All the data below goes into the copy word for word, but the pictures don't.
◆ ◆ ◆
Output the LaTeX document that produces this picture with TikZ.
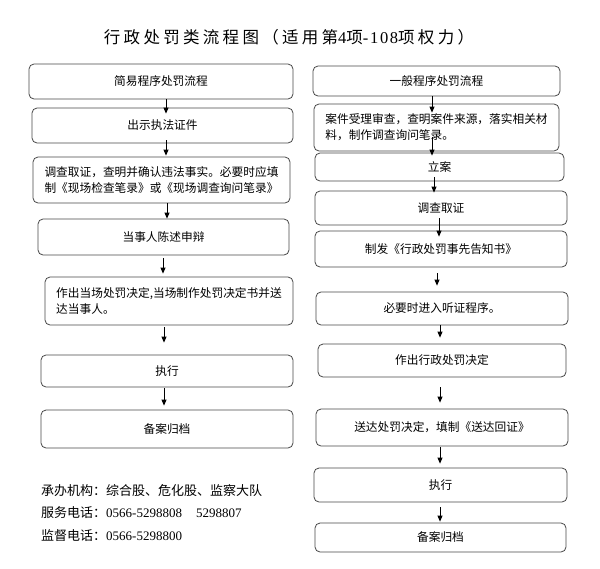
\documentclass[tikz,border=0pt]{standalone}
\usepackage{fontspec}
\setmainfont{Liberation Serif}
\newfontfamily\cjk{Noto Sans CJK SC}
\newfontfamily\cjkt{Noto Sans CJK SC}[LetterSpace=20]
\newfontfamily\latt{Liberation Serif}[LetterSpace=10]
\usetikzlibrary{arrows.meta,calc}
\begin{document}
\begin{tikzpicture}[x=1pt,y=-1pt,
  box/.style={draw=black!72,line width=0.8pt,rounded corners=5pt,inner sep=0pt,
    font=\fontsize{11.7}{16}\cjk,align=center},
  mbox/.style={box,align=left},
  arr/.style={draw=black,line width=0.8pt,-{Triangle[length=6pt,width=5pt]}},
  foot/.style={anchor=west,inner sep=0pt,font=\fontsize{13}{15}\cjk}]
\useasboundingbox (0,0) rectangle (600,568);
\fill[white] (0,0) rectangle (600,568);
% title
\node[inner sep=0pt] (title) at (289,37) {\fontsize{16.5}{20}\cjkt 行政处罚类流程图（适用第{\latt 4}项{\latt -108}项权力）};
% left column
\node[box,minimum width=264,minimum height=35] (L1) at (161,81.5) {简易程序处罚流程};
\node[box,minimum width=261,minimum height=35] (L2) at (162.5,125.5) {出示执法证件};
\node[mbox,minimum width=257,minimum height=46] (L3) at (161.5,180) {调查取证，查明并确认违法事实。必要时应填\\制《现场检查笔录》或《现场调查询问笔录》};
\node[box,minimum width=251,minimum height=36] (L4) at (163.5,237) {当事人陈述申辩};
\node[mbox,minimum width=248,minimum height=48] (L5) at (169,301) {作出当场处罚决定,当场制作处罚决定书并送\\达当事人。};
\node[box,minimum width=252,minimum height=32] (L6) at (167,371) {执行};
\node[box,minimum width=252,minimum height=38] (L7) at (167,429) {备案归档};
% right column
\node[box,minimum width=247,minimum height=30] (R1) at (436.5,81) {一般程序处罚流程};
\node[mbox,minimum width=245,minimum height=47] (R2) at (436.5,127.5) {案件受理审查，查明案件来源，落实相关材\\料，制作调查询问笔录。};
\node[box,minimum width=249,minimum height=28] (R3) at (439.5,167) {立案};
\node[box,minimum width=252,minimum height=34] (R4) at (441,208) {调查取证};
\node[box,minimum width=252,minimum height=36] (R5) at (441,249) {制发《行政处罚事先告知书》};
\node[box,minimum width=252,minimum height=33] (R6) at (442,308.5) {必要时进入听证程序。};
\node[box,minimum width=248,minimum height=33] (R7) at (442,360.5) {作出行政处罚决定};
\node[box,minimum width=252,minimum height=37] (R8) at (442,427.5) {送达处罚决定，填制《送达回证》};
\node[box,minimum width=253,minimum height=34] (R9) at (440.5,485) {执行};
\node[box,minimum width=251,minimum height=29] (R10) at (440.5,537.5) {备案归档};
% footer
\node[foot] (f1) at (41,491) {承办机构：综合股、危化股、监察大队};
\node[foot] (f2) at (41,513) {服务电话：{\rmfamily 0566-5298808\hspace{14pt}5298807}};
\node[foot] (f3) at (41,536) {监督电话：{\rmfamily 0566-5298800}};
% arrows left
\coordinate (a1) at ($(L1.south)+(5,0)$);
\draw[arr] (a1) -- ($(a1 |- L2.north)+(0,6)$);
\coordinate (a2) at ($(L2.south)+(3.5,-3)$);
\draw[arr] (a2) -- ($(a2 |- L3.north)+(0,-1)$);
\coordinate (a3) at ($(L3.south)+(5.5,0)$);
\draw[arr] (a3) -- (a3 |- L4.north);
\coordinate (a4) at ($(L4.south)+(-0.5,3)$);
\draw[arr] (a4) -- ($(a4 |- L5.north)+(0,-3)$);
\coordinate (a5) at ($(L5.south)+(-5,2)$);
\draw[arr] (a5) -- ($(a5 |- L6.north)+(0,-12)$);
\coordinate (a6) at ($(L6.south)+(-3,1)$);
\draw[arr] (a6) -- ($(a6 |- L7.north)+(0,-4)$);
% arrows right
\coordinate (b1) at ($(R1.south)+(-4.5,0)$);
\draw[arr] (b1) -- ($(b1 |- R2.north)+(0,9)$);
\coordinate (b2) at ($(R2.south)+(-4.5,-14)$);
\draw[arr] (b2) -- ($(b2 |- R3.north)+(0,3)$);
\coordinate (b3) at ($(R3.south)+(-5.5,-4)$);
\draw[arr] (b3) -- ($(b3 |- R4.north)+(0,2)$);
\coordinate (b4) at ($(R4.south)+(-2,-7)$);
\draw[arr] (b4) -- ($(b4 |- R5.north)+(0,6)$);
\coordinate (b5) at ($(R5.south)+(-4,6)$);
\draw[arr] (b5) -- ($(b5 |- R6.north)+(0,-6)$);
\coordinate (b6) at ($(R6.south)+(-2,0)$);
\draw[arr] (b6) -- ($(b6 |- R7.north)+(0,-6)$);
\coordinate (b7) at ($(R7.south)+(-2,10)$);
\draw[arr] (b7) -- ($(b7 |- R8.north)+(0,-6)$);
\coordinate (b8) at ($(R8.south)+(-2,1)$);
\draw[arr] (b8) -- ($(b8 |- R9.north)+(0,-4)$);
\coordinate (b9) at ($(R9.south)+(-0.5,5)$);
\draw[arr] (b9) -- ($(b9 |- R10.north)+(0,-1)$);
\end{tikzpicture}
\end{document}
◆ ◆ ◆
**Answer for this exercise**
Output the LaTeX document that produces this picture with TikZ.
\documentclass[tikz,border=0pt]{standalone}
\usepackage{fontspec}
\setmainfont{Liberation Serif}
\newfontfamily\cjk{Noto Sans CJK SC}
\newfontfamily\cjkt{Noto Sans CJK SC}[LetterSpace=20]
\newfontfamily\latt{Liberation Serif}[LetterSpace=10]
\usetikzlibrary{arrows.meta,calc}
\begin{document}
\begin{tikzpicture}[x=1pt,y=-1pt,
  box/.style={draw=black!72,line width=0.8pt,rounded corners=5pt,inner sep=0pt,
    font=\fontsize{11.7}{16}\cjk,align=center},
  mbox/.style={box,align=left},
  arr/.style={draw=black,line width=0.8pt,-{Triangle[length=6pt,width=5pt]}},
  foot/.style={anchor=west,inner sep=0pt,font=\fontsize{13}{15}\cjk}]
\useasboundingbox (0,0) rectangle (600,568);
\fill[white] (0,0) rectangle (600,568);
% title
\node[inner sep=0pt] (title) at (289,37) {\fontsize{16.5}{20}\cjkt 行政处罚类流程图（适用第{\latt 4}项{\latt -108}项权力）};
% left column
\node[box,minimum width=264,minimum height=35] (L1) at (161,81.5) {简易程序处罚流程};
\node[box,minimum width=261,minimum height=35] (L2) at (162.5,125.5) {出示执法证件};
\node[mbox,minimum width=257,minimum height=46] (L3) at (161.5,180) {调查取证，查明并确认违法事实。必要时应填\\制《现场检查笔录》或《现场调查询问笔录》};
\node[box,minimum width=251,minimum height=36] (L4) at (163.5,237) {当事人陈述申辩};
\node[mbox,minimum width=248,minimum height=48] (L5) at (169,301) {作出当场处罚决定,当场制作处罚决定书并送\\达当事人。};
\node[box,minimum width=252,minimum height=32] (L6) at (167,371) {执行};
\node[box,minimum width=252,minimum height=38] (L7) at (167,429) {备案归档};
% right column
\node[box,minimum width=247,minimum height=30] (R1) at (436.5,81) {一般程序处罚流程};
\node[mbox,minimum width=245,minimum height=47] (R2) at (436.5,127.5) {案件受理审查，查明案件来源，落实相关材\\料，制作调查询问笔录。};
\node[box,minimum width=249,minimum height=28] (R3) at (439.5,167) {立案};
\node[box,minimum width=252,minimum height=34] (R4) at (441,208) {调查取证};
\node[box,minimum width=252,minimum height=36] (R5) at (441,249) {制发《行政处罚事先告知书》};
\node[box,minimum width=252,minimum height=33] (R6) at (442,308.5) {必要时进入听证程序。};
\node[box,minimum width=248,minimum height=33] (R7) at (442,360.5) {作出行政处罚决定};
\node[box,minimum width=252,minimum height=37] (R8) at (442,427.5) {送达处罚决定，填制《送达回证》};
\node[box,minimum width=253,minimum height=34] (R9) at (440.5,485) {执行};
\node[box,minimum width=251,minimum height=29] (R10) at (440.5,537.5) {备案归档};
% footer
\node[foot] (f1) at (41,491) {承办机构：综合股、危化股、监察大队};
\node[foot] (f2) at (41,513) {服务电话：{\rmfamily 0566-5298808\hspace{14pt}5298807}};
\node[foot] (f3) at (41,536) {监督电话：{\rmfamily 0566-5298800}};
% arrows left
\coordinate (a1) at ($(L1.south)+(5,0)$);
\draw[arr] (a1) -- ($(a1 |- L2.north)+(0,6)$);
\coordinate (a2) at ($(L2.south)+(3.5,-3)$);
\draw[arr] (a2) -- ($(a2 |- L3.north)+(0,-1)$);
\coordinate (a3) at ($(L3.south)+(5.5,0)$);
\draw[arr] (a3) -- (a3 |- L4.north);
\coordinate (a4) at ($(L4.south)+(-0.5,3)$);
\draw[arr] (a4) -- ($(a4 |- L5.north)+(0,-3)$);
\coordinate (a5) at ($(L5.south)+(-5,2)$);
\draw[arr] (a5) -- ($(a5 |- L6.north)+(0,-12)$);
\coordinate (a6) at ($(L6.south)+(-3,1)$);
\draw[arr] (a6) -- ($(a6 |- L7.north)+(0,-4)$);
% arrows right
\coordinate (b1) at ($(R1.south)+(-4.5,0)$);
\draw[arr] (b1) -- ($(b1 |- R2.north)+(0,9)$);
\coordinate (b2) at ($(R2.south)+(-4.5,-14)$);
\draw[arr] (b2) -- ($(b2 |- R3.north)+(0,3)$);
\coordinate (b3) at ($(R3.south)+(-5.5,-4)$);
\draw[arr] (b3) -- ($(b3 |- R4.north)+(0,2)$);
\coordinate (b4) at ($(R4.south)+(-2,-7)$);
\draw[arr] (b4) -- ($(b4 |- R5.north)+(0,6)$);
\coordinate (b5) at ($(R5.south)+(-4,6)$);
\draw[arr] (b5) -- ($(b5 |- R6.north)+(0,-6)$);
\coordinate (b6) at ($(R6.south)+(-2,0)$);
\draw[arr] (b6) -- ($(b6 |- R7.north)+(0,-6)$);
\coordinate (b7) at ($(R7.south)+(-2,10)$);
\draw[arr] (b7) -- ($(b7 |- R8.north)+(0,-6)$);
\coordinate (b8) at ($(R8.south)+(-2,1)$);
\draw[arr] (b8) -- ($(b8 |- R9.north)+(0,-4)$);
\coordinate (b9) at ($(R9.south)+(-0.5,5)$);
\draw[arr] (b9) -- ($(b9 |- R10.north)+(0,-1)$);
\end{tikzpicture}
\end{document}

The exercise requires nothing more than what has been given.